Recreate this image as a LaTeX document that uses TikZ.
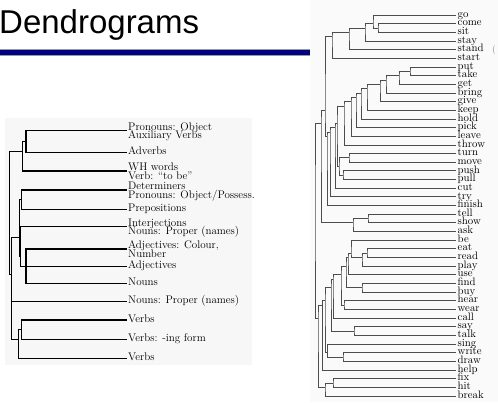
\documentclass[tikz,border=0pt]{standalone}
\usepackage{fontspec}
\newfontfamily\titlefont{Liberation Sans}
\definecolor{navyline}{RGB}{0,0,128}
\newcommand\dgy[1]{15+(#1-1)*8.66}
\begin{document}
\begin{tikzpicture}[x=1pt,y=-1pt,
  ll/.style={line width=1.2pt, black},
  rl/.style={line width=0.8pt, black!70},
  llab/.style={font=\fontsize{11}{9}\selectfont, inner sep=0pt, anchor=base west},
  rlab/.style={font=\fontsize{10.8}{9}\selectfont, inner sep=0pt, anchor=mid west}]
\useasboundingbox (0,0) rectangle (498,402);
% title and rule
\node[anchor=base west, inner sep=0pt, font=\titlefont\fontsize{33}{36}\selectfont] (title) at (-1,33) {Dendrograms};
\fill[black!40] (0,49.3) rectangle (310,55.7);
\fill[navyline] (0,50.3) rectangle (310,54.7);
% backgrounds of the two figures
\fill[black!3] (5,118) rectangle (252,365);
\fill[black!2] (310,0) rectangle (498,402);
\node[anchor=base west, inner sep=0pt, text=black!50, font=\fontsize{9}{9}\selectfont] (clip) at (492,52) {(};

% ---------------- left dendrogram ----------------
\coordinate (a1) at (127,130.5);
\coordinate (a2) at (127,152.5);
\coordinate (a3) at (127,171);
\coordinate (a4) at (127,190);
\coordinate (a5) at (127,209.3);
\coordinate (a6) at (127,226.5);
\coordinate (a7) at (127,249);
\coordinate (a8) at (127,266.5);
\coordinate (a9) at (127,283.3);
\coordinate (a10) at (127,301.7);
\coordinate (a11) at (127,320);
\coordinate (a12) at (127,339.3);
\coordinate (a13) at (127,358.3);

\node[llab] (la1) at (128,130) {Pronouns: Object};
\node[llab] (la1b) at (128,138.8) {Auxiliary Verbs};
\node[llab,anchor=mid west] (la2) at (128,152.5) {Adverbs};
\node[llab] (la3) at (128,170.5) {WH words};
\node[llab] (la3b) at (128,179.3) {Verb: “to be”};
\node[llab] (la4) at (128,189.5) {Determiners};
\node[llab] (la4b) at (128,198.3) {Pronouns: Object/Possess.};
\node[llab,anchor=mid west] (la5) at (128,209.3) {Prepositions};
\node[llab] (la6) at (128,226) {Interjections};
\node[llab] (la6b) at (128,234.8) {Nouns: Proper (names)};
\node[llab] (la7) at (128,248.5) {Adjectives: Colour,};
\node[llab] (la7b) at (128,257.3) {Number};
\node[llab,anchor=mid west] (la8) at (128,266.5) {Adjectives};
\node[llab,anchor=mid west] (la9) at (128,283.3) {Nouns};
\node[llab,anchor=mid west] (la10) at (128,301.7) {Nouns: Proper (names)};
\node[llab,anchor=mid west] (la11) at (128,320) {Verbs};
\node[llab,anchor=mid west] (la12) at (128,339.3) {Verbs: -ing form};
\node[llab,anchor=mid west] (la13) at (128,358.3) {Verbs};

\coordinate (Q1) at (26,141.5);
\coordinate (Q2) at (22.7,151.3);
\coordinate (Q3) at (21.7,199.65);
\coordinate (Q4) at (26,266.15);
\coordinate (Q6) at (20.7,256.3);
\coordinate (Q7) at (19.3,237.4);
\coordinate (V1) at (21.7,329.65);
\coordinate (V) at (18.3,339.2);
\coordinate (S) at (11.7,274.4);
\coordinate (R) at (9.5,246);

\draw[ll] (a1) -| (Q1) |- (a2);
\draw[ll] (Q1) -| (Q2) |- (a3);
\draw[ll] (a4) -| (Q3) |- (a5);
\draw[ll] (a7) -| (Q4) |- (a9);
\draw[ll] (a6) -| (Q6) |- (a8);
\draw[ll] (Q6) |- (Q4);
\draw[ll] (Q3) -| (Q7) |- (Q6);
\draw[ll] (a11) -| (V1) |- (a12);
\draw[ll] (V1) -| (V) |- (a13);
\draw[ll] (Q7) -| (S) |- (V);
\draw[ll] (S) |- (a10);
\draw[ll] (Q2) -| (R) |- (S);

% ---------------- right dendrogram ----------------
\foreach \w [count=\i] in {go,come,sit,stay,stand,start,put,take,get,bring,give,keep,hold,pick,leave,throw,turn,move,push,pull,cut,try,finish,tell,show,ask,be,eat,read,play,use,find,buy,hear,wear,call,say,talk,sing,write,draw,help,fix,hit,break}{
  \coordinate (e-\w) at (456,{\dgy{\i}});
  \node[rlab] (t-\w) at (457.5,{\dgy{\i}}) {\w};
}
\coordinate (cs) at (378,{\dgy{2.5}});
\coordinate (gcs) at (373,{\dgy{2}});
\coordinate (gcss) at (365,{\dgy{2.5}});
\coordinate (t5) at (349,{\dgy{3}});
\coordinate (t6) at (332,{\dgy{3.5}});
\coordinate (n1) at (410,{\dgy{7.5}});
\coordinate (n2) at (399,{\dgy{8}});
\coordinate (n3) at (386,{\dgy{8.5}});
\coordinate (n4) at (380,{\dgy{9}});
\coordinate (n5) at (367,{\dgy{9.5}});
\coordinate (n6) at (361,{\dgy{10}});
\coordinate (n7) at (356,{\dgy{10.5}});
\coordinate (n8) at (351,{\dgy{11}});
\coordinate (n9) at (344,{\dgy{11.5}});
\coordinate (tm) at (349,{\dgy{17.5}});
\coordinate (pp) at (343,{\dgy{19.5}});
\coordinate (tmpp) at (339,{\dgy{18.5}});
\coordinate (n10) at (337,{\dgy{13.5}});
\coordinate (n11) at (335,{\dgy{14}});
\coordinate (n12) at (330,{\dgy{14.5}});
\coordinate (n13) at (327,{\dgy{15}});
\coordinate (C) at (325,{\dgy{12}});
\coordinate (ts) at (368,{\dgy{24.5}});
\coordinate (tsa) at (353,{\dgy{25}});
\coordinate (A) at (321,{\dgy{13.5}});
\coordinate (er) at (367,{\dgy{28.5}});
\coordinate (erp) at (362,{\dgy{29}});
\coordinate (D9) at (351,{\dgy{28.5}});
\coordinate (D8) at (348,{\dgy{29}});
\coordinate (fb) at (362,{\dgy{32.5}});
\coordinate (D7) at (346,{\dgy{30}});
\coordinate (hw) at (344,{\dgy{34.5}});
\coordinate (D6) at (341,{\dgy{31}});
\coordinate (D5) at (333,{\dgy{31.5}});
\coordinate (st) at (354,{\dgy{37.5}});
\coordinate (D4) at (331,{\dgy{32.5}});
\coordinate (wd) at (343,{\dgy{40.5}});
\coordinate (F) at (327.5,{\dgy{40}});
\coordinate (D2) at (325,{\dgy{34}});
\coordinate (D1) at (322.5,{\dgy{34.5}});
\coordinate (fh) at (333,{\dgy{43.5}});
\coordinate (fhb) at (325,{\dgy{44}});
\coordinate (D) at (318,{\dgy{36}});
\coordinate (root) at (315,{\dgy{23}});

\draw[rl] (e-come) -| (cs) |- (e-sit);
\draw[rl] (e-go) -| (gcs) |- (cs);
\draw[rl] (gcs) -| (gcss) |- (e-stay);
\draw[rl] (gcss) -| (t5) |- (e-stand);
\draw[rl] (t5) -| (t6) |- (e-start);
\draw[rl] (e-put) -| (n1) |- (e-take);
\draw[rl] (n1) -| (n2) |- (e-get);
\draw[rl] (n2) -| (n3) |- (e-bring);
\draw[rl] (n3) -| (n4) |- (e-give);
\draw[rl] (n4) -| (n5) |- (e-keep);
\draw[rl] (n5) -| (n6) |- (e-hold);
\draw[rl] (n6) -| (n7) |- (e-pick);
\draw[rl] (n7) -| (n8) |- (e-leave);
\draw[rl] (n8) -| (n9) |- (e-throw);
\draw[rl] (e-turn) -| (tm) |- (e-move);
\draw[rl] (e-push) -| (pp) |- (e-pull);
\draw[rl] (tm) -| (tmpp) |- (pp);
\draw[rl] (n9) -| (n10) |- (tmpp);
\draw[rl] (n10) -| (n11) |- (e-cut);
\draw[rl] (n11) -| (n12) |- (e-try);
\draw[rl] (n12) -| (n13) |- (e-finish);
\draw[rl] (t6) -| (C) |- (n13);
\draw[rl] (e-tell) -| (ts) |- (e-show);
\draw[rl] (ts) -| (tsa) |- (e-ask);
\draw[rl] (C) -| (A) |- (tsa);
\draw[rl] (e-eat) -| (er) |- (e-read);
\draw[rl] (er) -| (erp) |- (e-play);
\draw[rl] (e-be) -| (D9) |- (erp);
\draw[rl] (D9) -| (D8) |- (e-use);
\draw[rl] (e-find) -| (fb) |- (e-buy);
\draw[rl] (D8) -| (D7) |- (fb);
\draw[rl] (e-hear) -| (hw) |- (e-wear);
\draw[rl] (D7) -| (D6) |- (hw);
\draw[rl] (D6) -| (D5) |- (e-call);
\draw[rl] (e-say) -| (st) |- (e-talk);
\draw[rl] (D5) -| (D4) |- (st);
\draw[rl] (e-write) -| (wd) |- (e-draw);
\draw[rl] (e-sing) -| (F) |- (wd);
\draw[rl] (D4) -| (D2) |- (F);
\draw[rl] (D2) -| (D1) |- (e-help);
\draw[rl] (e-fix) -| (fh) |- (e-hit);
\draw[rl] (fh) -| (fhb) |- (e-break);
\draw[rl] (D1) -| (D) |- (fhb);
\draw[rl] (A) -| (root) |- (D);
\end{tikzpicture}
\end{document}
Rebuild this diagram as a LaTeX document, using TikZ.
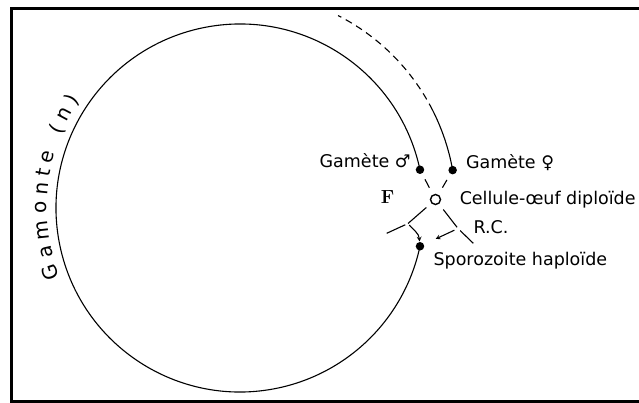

### AIM OF THE TASK
Write out exactly the lines between the start of the data and the line with "(a13) at (127,358.3);", including both, but none of the pictures.

### ANSWER FOR THIS EXERCISE
Recreate this image as a LaTeX document that uses TikZ.
\documentclass[tikz,border=0pt]{standalone}
\usepackage{fontspec}
\newfontfamily\titlefont{Liberation Sans}
\definecolor{navyline}{RGB}{0,0,128}
\newcommand\dgy[1]{15+(#1-1)*8.66}
\begin{document}
\begin{tikzpicture}[x=1pt,y=-1pt,
  ll/.style={line width=1.2pt, black},
  rl/.style={line width=0.8pt, black!70},
  llab/.style={font=\fontsize{11}{9}\selectfont, inner sep=0pt, anchor=base west},
  rlab/.style={font=\fontsize{10.8}{9}\selectfont, inner sep=0pt, anchor=mid west}]
\useasboundingbox (0,0) rectangle (498,402);
% title and rule
\node[anchor=base west, inner sep=0pt, font=\titlefont\fontsize{33}{36}\selectfont] (title) at (-1,33) {Dendrograms};
\fill[black!40] (0,49.3) rectangle (310,55.7);
\fill[navyline] (0,50.3) rectangle (310,54.7);
% backgrounds of the two figures
\fill[black!3] (5,118) rectangle (252,365);
\fill[black!2] (310,0) rectangle (498,402);
\node[anchor=base west, inner sep=0pt, text=black!50, font=\fontsize{9}{9}\selectfont] (clip) at (492,52) {(};

% ---------------- left dendrogram ----------------
\coordinate (a1) at (127,130.5);
\coordinate (a2) at (127,152.5);
\coordinate (a3) at (127,171);
\coordinate (a4) at (127,190);
\coordinate (a5) at (127,209.3);
\coordinate (a6) at (127,226.5);
\coordinate (a7) at (127,249);
\coordinate (a8) at (127,266.5);
\coordinate (a9) at (127,283.3);
\coordinate (a10) at (127,301.7);
\coordinate (a11) at (127,320);
\coordinate (a12) at (127,339.3);
\coordinate (a13) at (127,358.3);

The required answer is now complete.